[What is being asked] Transcribe the listing exactly, leaving out every picture.

"""

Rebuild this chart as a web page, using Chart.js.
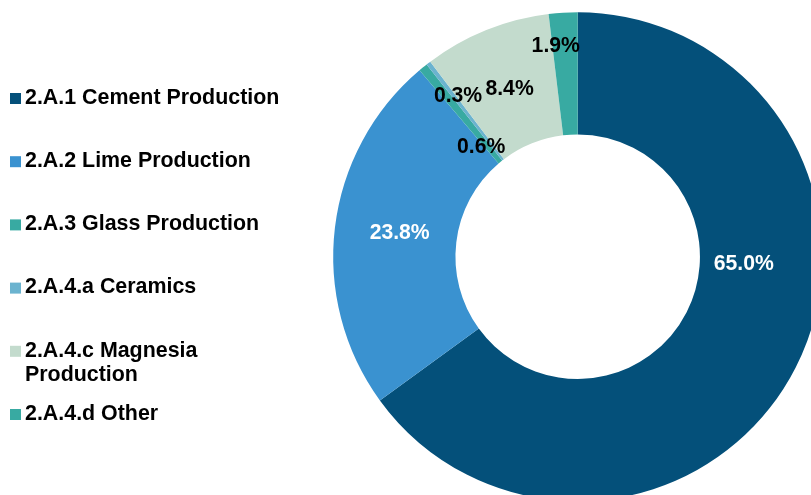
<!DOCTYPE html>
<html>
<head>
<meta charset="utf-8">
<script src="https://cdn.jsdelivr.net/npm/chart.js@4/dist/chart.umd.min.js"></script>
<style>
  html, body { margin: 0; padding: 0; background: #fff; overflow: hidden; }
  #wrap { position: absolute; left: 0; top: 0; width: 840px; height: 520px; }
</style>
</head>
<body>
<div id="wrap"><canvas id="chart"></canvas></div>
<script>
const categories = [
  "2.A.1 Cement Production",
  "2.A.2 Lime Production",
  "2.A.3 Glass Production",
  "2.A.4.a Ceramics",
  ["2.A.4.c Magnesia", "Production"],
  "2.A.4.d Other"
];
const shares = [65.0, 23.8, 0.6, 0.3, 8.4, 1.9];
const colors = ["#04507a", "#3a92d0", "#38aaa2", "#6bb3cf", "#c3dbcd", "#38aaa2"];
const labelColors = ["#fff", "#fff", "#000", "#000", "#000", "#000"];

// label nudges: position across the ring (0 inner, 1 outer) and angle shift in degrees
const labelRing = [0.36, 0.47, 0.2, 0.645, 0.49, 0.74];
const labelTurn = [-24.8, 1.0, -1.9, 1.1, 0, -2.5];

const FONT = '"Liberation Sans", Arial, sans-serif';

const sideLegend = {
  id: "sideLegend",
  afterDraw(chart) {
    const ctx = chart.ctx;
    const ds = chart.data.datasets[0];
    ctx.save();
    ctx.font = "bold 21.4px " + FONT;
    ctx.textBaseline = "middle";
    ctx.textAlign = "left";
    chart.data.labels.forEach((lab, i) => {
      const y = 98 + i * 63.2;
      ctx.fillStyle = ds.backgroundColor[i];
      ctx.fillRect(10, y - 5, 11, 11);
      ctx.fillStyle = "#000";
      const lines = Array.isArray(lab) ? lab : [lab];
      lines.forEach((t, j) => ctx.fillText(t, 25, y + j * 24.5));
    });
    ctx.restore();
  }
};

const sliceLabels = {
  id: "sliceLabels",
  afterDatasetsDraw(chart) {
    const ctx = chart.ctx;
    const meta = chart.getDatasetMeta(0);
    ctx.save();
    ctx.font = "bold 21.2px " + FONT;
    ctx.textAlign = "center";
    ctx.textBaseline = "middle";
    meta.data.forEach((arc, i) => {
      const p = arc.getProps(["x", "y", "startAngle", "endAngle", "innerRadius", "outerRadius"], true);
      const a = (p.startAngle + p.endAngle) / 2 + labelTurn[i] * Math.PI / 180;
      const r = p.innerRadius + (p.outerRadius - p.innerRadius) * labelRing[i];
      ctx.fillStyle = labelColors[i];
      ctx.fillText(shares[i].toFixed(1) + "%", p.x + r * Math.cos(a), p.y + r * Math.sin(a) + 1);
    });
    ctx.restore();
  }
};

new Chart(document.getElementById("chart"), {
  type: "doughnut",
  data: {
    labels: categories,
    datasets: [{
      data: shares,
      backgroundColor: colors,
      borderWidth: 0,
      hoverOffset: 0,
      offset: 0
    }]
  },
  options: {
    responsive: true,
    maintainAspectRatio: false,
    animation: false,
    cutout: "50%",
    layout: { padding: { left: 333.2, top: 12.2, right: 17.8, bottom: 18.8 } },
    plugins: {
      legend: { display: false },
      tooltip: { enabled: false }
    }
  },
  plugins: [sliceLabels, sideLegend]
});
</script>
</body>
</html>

"""

[Problem solution]
Rebuild this chart as a web page, using Chart.js.
<!DOCTYPE html>
<html>
<head>
<meta charset="utf-8">
<script src="https://cdn.jsdelivr.net/npm/chart.js@4/dist/chart.umd.min.js"></script>
<style>
  html, body { margin: 0; padding: 0; background: #fff; overflow: hidden; }
  #wrap { position: absolute; left: 0; top: 0; width: 840px; height: 520px; }
</style>
</head>
<body>
<div id="wrap"><canvas id="chart"></canvas></div>
<script>
const categories = [
  "2.A.1 Cement Production",
  "2.A.2 Lime Production",
  "2.A.3 Glass Production",
  "2.A.4.a Ceramics",
  ["2.A.4.c Magnesia", "Production"],
  "2.A.4.d Other"
];
const shares = [65.0, 23.8, 0.6, 0.3, 8.4, 1.9];
const colors = ["#04507a", "#3a92d0", "#38aaa2", "#6bb3cf", "#c3dbcd", "#38aaa2"];
const labelColors = ["#fff", "#fff", "#000", "#000", "#000", "#000"];

// label nudges: position across the ring (0 inner, 1 outer) and angle shift in degrees
const labelRing = [0.36, 0.47, 0.2, 0.645, 0.49, 0.74];
const labelTurn = [-24.8, 1.0, -1.9, 1.1, 0, -2.5];

const FONT = '"Liberation Sans", Arial, sans-serif';

const sideLegend = {
  id: "sideLegend",
  afterDraw(chart) {
    const ctx = chart.ctx;
    const ds = chart.data.datasets[0];
    ctx.save();
    ctx.font = "bold 21.4px " + FONT;
    ctx.textBaseline = "middle";
    ctx.textAlign = "left";
    chart.data.labels.forEach((lab, i) => {
      const y = 98 + i * 63.2;
      ctx.fillStyle = ds.backgroundColor[i];
      ctx.fillRect(10, y - 5, 11, 11);
      ctx.fillStyle = "#000";
      const lines = Array.isArray(lab) ? lab : [lab];
      lines.forEach((t, j) => ctx.fillText(t, 25, y + j * 24.5));
    });
    ctx.restore();
  }
};

const sliceLabels = {
  id: "sliceLabels",
  afterDatasetsDraw(chart) {
    const ctx = chart.ctx;
    const meta = chart.getDatasetMeta(0);
    ctx.save();
    ctx.font = "bold 21.2px " + FONT;
    ctx.textAlign = "center";
    ctx.textBaseline = "middle";
    meta.data.forEach((arc, i) => {
      const p = arc.getProps(["x", "y", "startAngle", "endAngle", "innerRadius", "outerRadius"], true);
      const a = (p.startAngle + p.endAngle) / 2 + labelTurn[i] * Math.PI / 180;
      const r = p.innerRadius + (p.outerRadius - p.innerRadius) * labelRing[i];
      ctx.fillStyle = labelColors[i];
      ctx.fillText(shares[i].toFixed(1) + "%", p.x + r * Math.cos(a), p.y + r * Math.sin(a) + 1);
    });
    ctx.restore();
  }
};

new Chart(document.getElementById("chart"), {
  type: "doughnut",
  data: {
    labels: categories,
    datasets: [{
      data: shares,
      backgroundColor: colors,
      borderWidth: 0,
      hoverOffset: 0,
      offset: 0
    }]
  },
  options: {
    responsive: true,
    maintainAspectRatio: false,
    animation: false,
    cutout: "50%",
    layout: { padding: { left: 333.2, top: 12.2, right: 17.8, bottom: 18.8 } },
    plugins: {
      legend: { display: false },
      tooltip: { enabled: false }
    }
  },
  plugins: [sliceLabels, sideLegend]
});
</script>
</body>
</html>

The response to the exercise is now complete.